Business Succession Planning: Not Every Family Has an Elsie

I have a confession to make. In last week’s Family Legacy Planning email, I identified “business succession planning” as the most neglected area of estate planning. I grew up in a family business. Here’s my confession: our family also neglected business succession planning. There, I said it. Sometime the cobbler’s own shoes need attention.

As it turns out, in failing to plan for the transition of our family business, we are in the company of millions of others. Consider these statistics: 90% of American businesses are family-owned or controlled, yet less than one-third of those businesses have a succession plan. The family is left unprepared when an unexpected event occurs, such as the death of the owner. That’s what happened when my brother Irwin died. Irwin ran our family business, and when he died only two weeks after his cancer diagnosis, we were caught off guard. Fortunately, we had a savior—my 86-year-old mother Elsie emerged from retirement and, over the course of a year, single-handedly shepherded the business through to a successful conclusion. We were fortunate she had the skills and strength to rescue us. There was no one else besides her who knew the business and could have done what she did. Had it not been for my mother, we’d have been in desperate shape.

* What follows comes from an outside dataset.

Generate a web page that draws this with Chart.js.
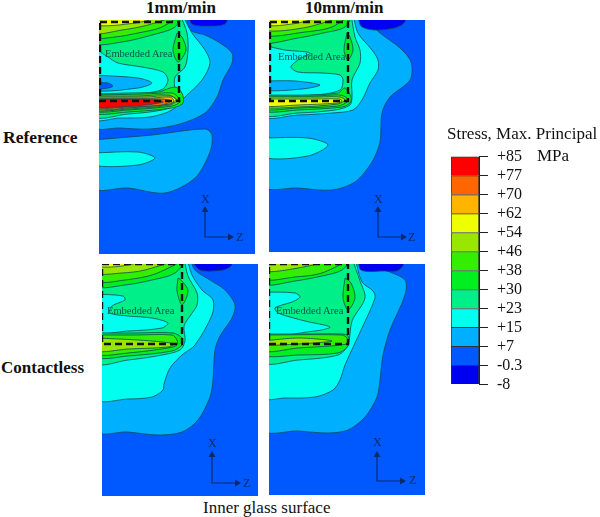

But not every family has an Elsie. I urge all business owners to learn from our story and have a succession plan in place. That way, if you’re caught off guard and don’t have an Elsie, your family will know what to do.

Here’s the story of our family business. When I was an infant, my father Julius started our family business. It wasn’t glamorous. It was an industrial café in Fort Worth’s meat packing district. We opened before 5:00 a.m. and served meals to the packing house employees. It wasn’t air conditioned, and our customers came straight from the area killing floors, boning rooms, and rendering plants—covered in blood-stained work clothes. The sight was one thing; the smell was even harder to imagine. I grew up working alongside my parents and brother from the time I was a mere toddler—clearing tables, washing dishes, cooking, and (as soon as I could add) working the cash register. That business gave me an education unlike anything my friends and I learned at school. It was hard work, but it provided us an honest living. My father used to say: “If you take care of your business, it will take care of you.” Indeed, that was true.

As I said in last week’s email, like so many business owners, my parents lived and breathed their business as if was like another child in the family. That day’s business was the topic of conversation at dinner every night. I understand and respect how people become so attached to their businesses, all the more reason to plan for the continuity of that business when the day comes the founders are no longer there to run it.

Over the years, Blum’s Café gradually morphed into J. Blum Co. Meat Packing Supplies. We started selling the workers knives, gloves, rubber boots, hard hats, frock coats, and all the other things meat packers use in their trade. Then we expanded into selling those supplies to meat packing businesses. I continued working in the business throughout my school years. Motivated by that school of hard knocks, I went full force into my studies and opted to become a CPA/tax lawyer. But my brother Irwin stayed on in the family business. When my father died and my mother retired, Irwin ran the business. Irwin was a dynamo—working like a machine, running every aspect of the business and keeping most it in his head. When he died, the only one who knew what was in Irwin’s head was my mother. In her mid-80’s, Elsie jumped right in with full force and took over. She’s a miracle woman.

Here’s the moral: Don’t depend on an Elsie to appear out of the blue and rescue your family business if the owner is suddenly gone. In the coming weeks, I’ll cover the steps to take in creating a business succession plan. And in the spirit of my confession, I’ll close with the adage: Do as I say, and not as I did.

Marvin E. Blum

The Blum family matriarch, Elsie Blum, surrounded by loving family. A business dynamo in her 80’s, Elsie single-handedly managed the family business transition.